A polyacrylic acid (PAA) functionalized magnetic Fe₃O₄ nanoparticle-graphene oxide nanocomposite (PAA/MGO) was synthesized by a facile method. The structure and surface properties of MGO and PAA/MGO composites were characterized by infrared (IR) spectroscopy, X-ray photoelectron spectroscopy (XPS), high resolution transmission electron microscopy (HRTEM), thermogravimetric analysis (TGA) and zeta potential measurements. The adsorption of a model dye pollutant, methylene blue (MB), on MGO and PAA/MGO was investigated in batch tests. The functionalization of PAA to MGO significantly enhances the maximum adsorption capacity of MB (at pH = 7) from ∼70 mg g⁻¹ (on MGO) to ∼291 mg g⁻¹ (PAA/MGO).
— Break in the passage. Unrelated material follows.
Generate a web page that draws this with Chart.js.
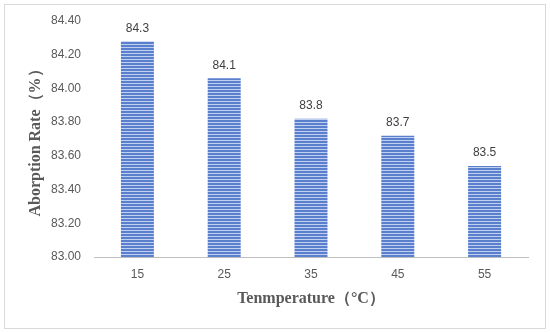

The adsorption of MB on MGO and PAA/MGO was mainly driven by the electrostatic attraction between positively charged MB molecules and negatively charged nanocomposite surfaces, and the higher adsorption capacity of PAA/MGO is mainly attributed to the functionalization of PAA and its higher content of charged carboxyl groups than MGO. The adsorption capacity of MB on both MGO and PAA/MGO adsorbents also increases with increasing solution pH from 3 to 11, due to enhanced electrostatic attraction at high pH conditions. The limited adsorption capacity of MB on MGO and PAA/MGO at pH 3, when electrostatic attraction is almost negligible, indicates that π–π interaction between the GO surface and MB also plays a role in the adsorption process. The PAA/MGO shows a rapid adsorption rate and high adsorption capacity of MB with magnetic properties for easy separation and excellent recyclability, which endows the nanocomposite with great potential for the removal of cationic organic pollutants in wastewater treatment.